Respected neurologist Dr. Colin Doherty has joined the battle to legalize cannabidiol (CBD) in Ireland, the Irish Times reports. Cannabis of any type and for any purpose is completely illegal in Ireland, but activists have been urging for a change to Irish law that would allow for medicinal cannabinoids. The face of that legalization effort is six-year old Ava Barry, who’s diagnosed with the extremely rare pediatric seizure disorder called Dravet syndrome.
Suffering from multiple daily seizures – some lasting as long as 90 minutes – as well as long periods of hospital stay, Ava was given 11 different types of traditional medication that didn’t help, according to the Irish Times. The family then turned to CBD oil and saw improvements.

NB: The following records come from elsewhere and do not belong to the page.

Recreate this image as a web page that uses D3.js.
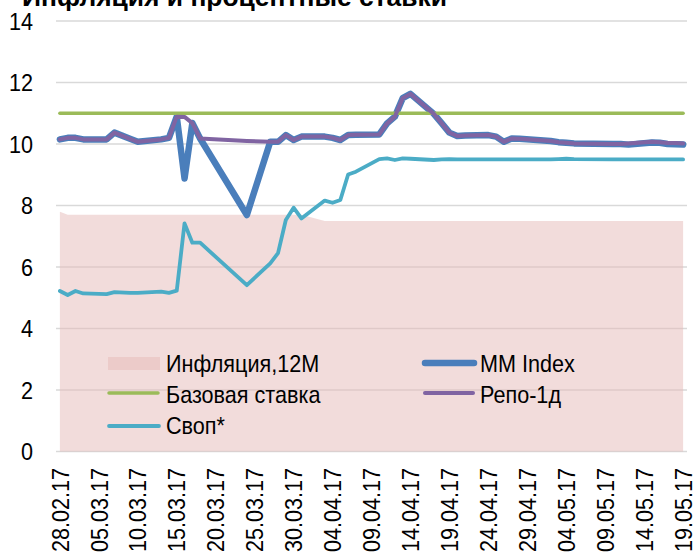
<!DOCTYPE html>
<html><head><meta charset="utf-8">
<script src="https://cdn.jsdelivr.net/npm/d3@7"></script>
<style>
html,body{margin:0;padding:0;background:#fff;}
svg{display:block;}
text{font-family:"Liberation Sans",Arial,sans-serif;fill:#000;}
</style></head><body>
<svg id="chart" width="696" height="558"></svg>
<script>
const title = "Инфляция и процентные ставки";
const dates = ["2017-02-28","2017-03-01","2017-03-02","2017-03-03","2017-03-06","2017-03-07","2017-03-09","2017-03-10",
"2017-03-13","2017-03-14","2017-03-15","2017-03-16","2017-03-17","2017-03-18","2017-03-24","2017-03-27","2017-03-28",
"2017-03-29","2017-03-30","2017-03-31","2017-04-03","2017-04-04","2017-04-05","2017-04-06","2017-04-07","2017-04-10",
"2017-04-11","2017-04-12","2017-04-13","2017-04-14","2017-04-17","2017-04-18","2017-04-19","2017-04-20","2017-04-21",
"2017-04-24","2017-04-25","2017-04-26","2017-04-27","2017-04-28","2017-05-02","2017-05-03","2017-05-04","2017-05-05",
"2017-05-10","2017-05-11","2017-05-12","2017-05-15","2017-05-16","2017-05-17","2017-05-18","2017-05-19"];
const inflation = [7.8,7.7,7.7,7.7,7.7,7.7,7.7,7.7,7.7,7.7,7.7,7.7,7.7,7.7,7.7,7.7,7.7,7.7,7.7,7.7,
7.5,7.5,7.5,7.5,7.5,7.5,7.5,7.5,7.5,7.5,7.5,7.5,7.5,7.5,7.5,7.5,7.5,7.5,7.5,7.5,7.5,7.5,7.5,7.5,7.5,7.5,7.5,7.5,7.5,7.5,7.5,7.5];
const mmIndex = [10.15,10.2,10.2,10.15,10.15,10.37,10.17,10.07,10.15,10.2,10.89,8.88,10.68,10.18,7.69,10.07,10.07,
10.29,10.13,10.24,10.24,10.2,10.13,10.29,10.3,10.31,10.67,10.89,11.49,11.63,10.98,10.68,10.37,10.26,10.28,
10.29,10.24,10.07,10.18,10.17,10.1,10.06,10.04,10.02,10.0,10.0,9.98,10.05,10.04,10.0,9.99,9.98];
const baseRate = [11,11,11,11,11,11,11,11,11,11,11,11,11,11,11,11,11,11,11,11,11,11,11,11,11,11,
11,11,11,11,11,11,11,11,11,11,11,11,11,11,11,11,11,11,11,11,11,11,11,11,11,11];
const repo = [10.15,10.2,10.2,10.15,10.15,10.37,10.17,10.07,10.15,10.2,10.89,10.88,10.68,10.18,10.1,10.07,10.07,
10.29,10.13,10.24,10.24,10.2,10.13,10.29,10.3,10.31,10.67,10.89,11.49,11.63,10.98,10.68,10.37,10.26,10.28,
10.29,10.24,10.07,10.18,10.17,10.1,10.06,10.04,10.02,10.0,10.0,10.02,10.07,10.06,10.03,10.03,10.02];
const swap = [5.22,5.09,5.22,5.14,5.12,5.18,5.16,5.16,5.2,5.16,5.23,7.42,6.79,6.79,5.41,6.12,6.45,
7.53,7.93,7.58,8.16,8.09,8.18,9.01,9.1,9.51,9.53,9.48,9.53,9.52,9.48,9.5,9.51,9.5,9.5,
9.5,9.5,9.5,9.5,9.5,9.5,9.51,9.52,9.51,9.5,9.5,9.5,9.5,9.5,9.5,9.5,9.5];
const xTickLabels = ["28.02.17","05.03.17","10.03.17","15.03.17","20.03.17","25.03.17","30.03.17","04.04.17",
"09.04.17","14.04.17","19.04.17","24.04.17","29.04.17","04.05.17","09.05.17","14.05.17","19.05.17"];
const yTicks = [0,2,4,6,8,10,12,14];
const legendItems = ["Инфляция,12М","MM Index","Базовая ставка","Репо-1д","Своп*"];

const parse = d3.utcParse("%Y-%m-%d");
const parseLabel = d3.utcParse("%d.%m.%y");
const D = dates.map(parse);
const day = 864e5;
const svg = d3.select("#chart");
const SX = 0.9;

const x = d3.scaleUtc()
  .domain([new Date(D[0].getTime() - day/2), new Date(D[D.length-1].getTime() + day/2)])
  .range([56, 687]);
const y = d3.scaleLinear().domain([0,14]).range([451.5, 21]);

// gridlines
svg.append("g").selectAll("line").data(yTicks).join("line")
  .attr("x1", 56).attr("x2", 687)
  .attr("y1", d => y(d)).attr("y2", d => y(d))
  .attr("stroke", "#d9d9d9").attr("stroke-width", 1.5);

// y labels
svg.append("g").selectAll("text").data(yTicks).join("text")
  .attr("transform", d => `translate(33,${y(d)}) scale(${SX},1)`)
  .attr("text-anchor", "end").attr("dy", "0.36em")
  .attr("font-size", 24).text(d => d);

// x labels
svg.append("g").selectAll("text").data(xTickLabels).join("text")
  .attr("transform", d => `translate(${x(parseLabel(d))},468) rotate(-90) scale(${SX},1)`)
  .attr("text-anchor", "end").attr("dy", "0.36em")
  .attr("font-size", 24).text(d => d);

const areaFill = "rgb(230,185,184)";
// inflation area
svg.append("path")
  .attr("d", d3.area().x((d,i) => x(D[i])).y0(y(0)).y1(d => y(d))(inflation))
  .attr("fill", areaFill).attr("fill-opacity", 0.5);

const line = d3.line().x((d,i) => x(D[i])).y(d => y(d));
const series = [
  {v: mmIndex, c: "#4a7ebb", w: 6.5},
  {v: baseRate, c: "#9bbb59", w: 3.5},
  {v: repo, c: "#8064a2", w: 4},
  {v: swap, c: "#4bacc6", w: 3.8}
];
series.forEach(s => {
  svg.append("path").attr("d", line(s.v)).attr("fill", "none")
    .attr("stroke", s.c).attr("stroke-width", s.w)
    .attr("stroke-linecap", "round").attr("stroke-linejoin", "round");
});

// legend
const lg = svg.append("g");
lg.append("rect").attr("x", 108).attr("y", 357).attr("width", 52).attr("height", 13)
  .attr("fill", areaFill).attr("fill-opacity", 0.5);
const legLines = [
  {x1: 425, x2: 474, y: 363, c: "#4a7ebb", w: 6.5},
  {x1: 109, x2: 158, y: 393, c: "#9bbb59", w: 3.5},
  {x1: 425, x2: 473, y: 393, c: "#8064a2", w: 4},
  {x1: 109, x2: 159, y: 426, c: "#4bacc6", w: 3.8}
];
legLines.forEach(l => lg.append("line").attr("x1", l.x1).attr("x2", l.x2).attr("y1", l.y).attr("y2", l.y)
  .attr("stroke", l.c).attr("stroke-width", l.w).attr("stroke-linecap", "round"));
const legText = [
  {t: legendItems[0], x: 166, y: 372},
  {t: legendItems[1], x: 480, y: 372},
  {t: legendItems[2], x: 166, y: 403},
  {t: legendItems[3], x: 480, y: 403},
  {t: legendItems[4], x: 166, y: 434}
];
legText.forEach(l => lg.append("text").attr("transform", `translate(${l.x},${l.y}) scale(${SX},1)`)
  .attr("font-size", 24).text(l.t));

// title (cut at top)
svg.append("text").attr("x", 22).attr("y", 6).attr("font-size", 26).attr("font-weight", "bold")
  .attr("textLength", 425).attr("lengthAdjust", "spacingAndGlyphs").text(title);
</script>
</body></html>
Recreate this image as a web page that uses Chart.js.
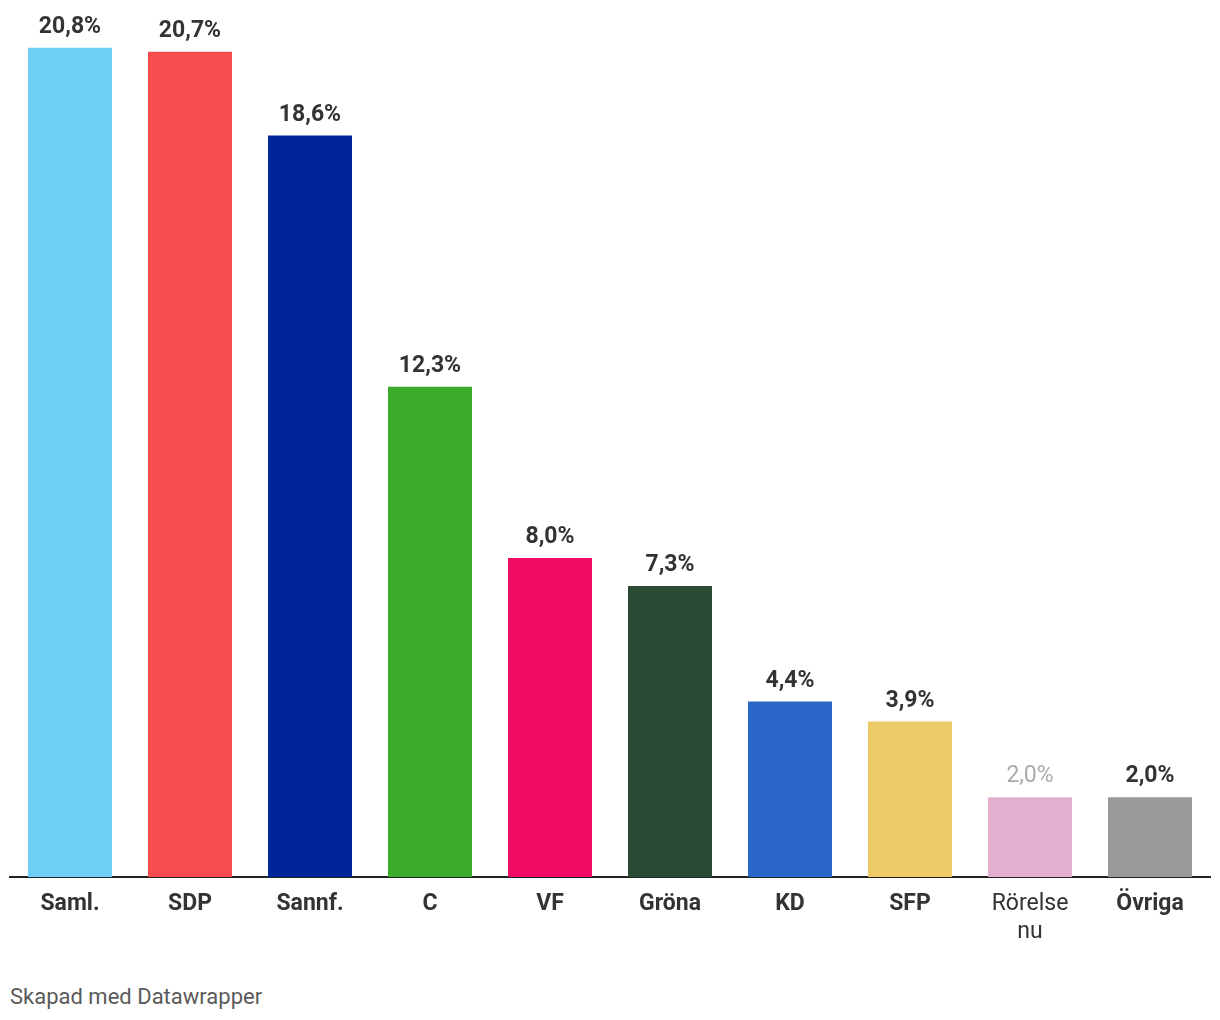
<!DOCTYPE html>
<html>
<head>
<meta charset="utf-8">
<script src="https://cdn.jsdelivr.net/npm/chart.js@4"></script>
<style>
  html, body { margin: 0; padding: 0; background: #fff; }
  #wrap { position: relative; width: 1220px; height: 960px; }
  #footer { position: absolute; left: 10px; top: 984px; font-family: Roboto, sans-serif; font-size: 22px; color: #5a5a5a; }
</style>
</head>
<body>
<div id="wrap"><canvas id="c" width="1220" height="960"></canvas></div>
<div id="footer">Skapad med Datawrapper</div>
<script>
const categories = ["Saml.", "SDP", "Sannf.", "C", "VF", "Gröna", "KD", "SFP", ["Rörelse", "nu"], "Övriga"];
const values = [20.8, 20.7, 18.6, 12.3, 8.0, 7.3, 4.4, 3.9, 2.0, 2.0];
const barColors = ["#6dcff6", "#f84c4e", "#00259a", "#3cac2f", "#f00c64", "#2b4a35", "#2b67c8", "#eecb66", "#e2b0ce", "#999999"];
const mutedIndex = 8;

const valueLabels = {
  id: 'valueLabels',
  afterDatasetsDraw(chart) {
    const ctx = chart.ctx;
    const meta = chart.getDatasetMeta(0);
    ctx.save();
    ctx.textAlign = 'center';
    ctx.textBaseline = 'alphabetic';
    meta.data.forEach((bar, i) => {
      const muted = i === mutedIndex;
      ctx.font = (muted ? '400 ' : '700 ') + '23px Roboto';
      ctx.fillStyle = muted ? '#aaaaaa' : '#333333';
      const txt = values[i].toFixed(1).replace('.', ',') + '%';
      ctx.fillText(txt, bar.x, bar.y - 15);
    });
    ctx.restore();
  }
};

new Chart(document.getElementById('c'), {
  type: 'bar',
  data: {
    labels: categories,
    datasets: [{
      data: values,
      backgroundColor: barColors,
      borderWidth: 0,
      barPercentage: 0.7,
      categoryPercentage: 1.0
    }]
  },
  options: {
    responsive: false,
    animation: false,
    events: [],
    layout: { padding: { left: 10, right: 10, top: 0, bottom: 0 } },
    plugins: { legend: { display: false }, tooltip: { enabled: false }, title: { display: false } },
    scales: {
      y: { display: false, min: 0, max: 22 },
      x: {
        grid: { display: false, drawTicks: false },
        border: { display: true, color: '#222222', width: 2 },
        afterFit: (scale) => { scale.height = 83; },
        ticks: {
          padding: 13,
          maxRotation: 0,
          autoSkip: false,
          color: (ctx) => '#333333',
          font: (ctx) => ({ family: 'Roboto', size: 23, weight: ctx.index === mutedIndex ? '400' : '700', lineHeight: 1.2174 })
        }
      }
    }
  },
  plugins: [valueLabels]
});
</script>
</body>
</html>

“She only had seven seizures in a whole month. Before, she could have had seven seizures in two hours,” said Vera Twomey, Ava’s mother. “We want the very best for Ava. I have seen that this is working. CBD is the best thing we have done for her so far.”
Twomey had to travel out of Ireland to get access to CBD, which when derived from hemp is legal to purchase and use in all 50 U.S. states. In Mexico and Brazil, CBD oil is available with a prescription.
“We want to access this treatment for Ava here in Ireland, we don’t think our little girl should have to leave our own home and move to another country to be without all the major benefits a loving and caring family life that she has here provides,” said Twomey.
Twomey started an online petition for Ireland’s Minister for Health Simon Harris to allow CBD for Ava and is looking to collect 25,000 signatures. As of now, it has 23,761.
Recently joining the effort is Dr. Doherty, a consultant neurologist at St. James’ Hospital in Dublin and a senior lecturer at Trinity College School of Medicine. Doherty voiced his support for licensing medicinal cannabinoids while speaking at the Oireachtas health committee. He told the committee that there was growing evidence for the effectiveness of CBD.
“It is possible to state with confidence that this drug will not work for everyone, will cause intolerable but probably not dangerous side-effects in a few, but for those for who it will work it may be life-saving,” said Doherty.
After Twomey conducted a walk to draw attention to the issue, the Minister for Health promised her he would take action on cannabis use for medicinal purposes. He tasked the Health Products Regulatory Authority to provide him with expert scientific advice and to advise on legislative changes. As of now, however, officials have said they’re hesitant to allow cannabis oil until there are more clinical trials.
“We feel she should be entitled to be treated in her own country. We beg the government to see that a small child like Ava has battled every day with seizures lasting from two minutes to two hours. She has astonished doctors with her progress and we are proud of her but imagine what she could achieve if we accessed medication that is proved to work,” said Twomey.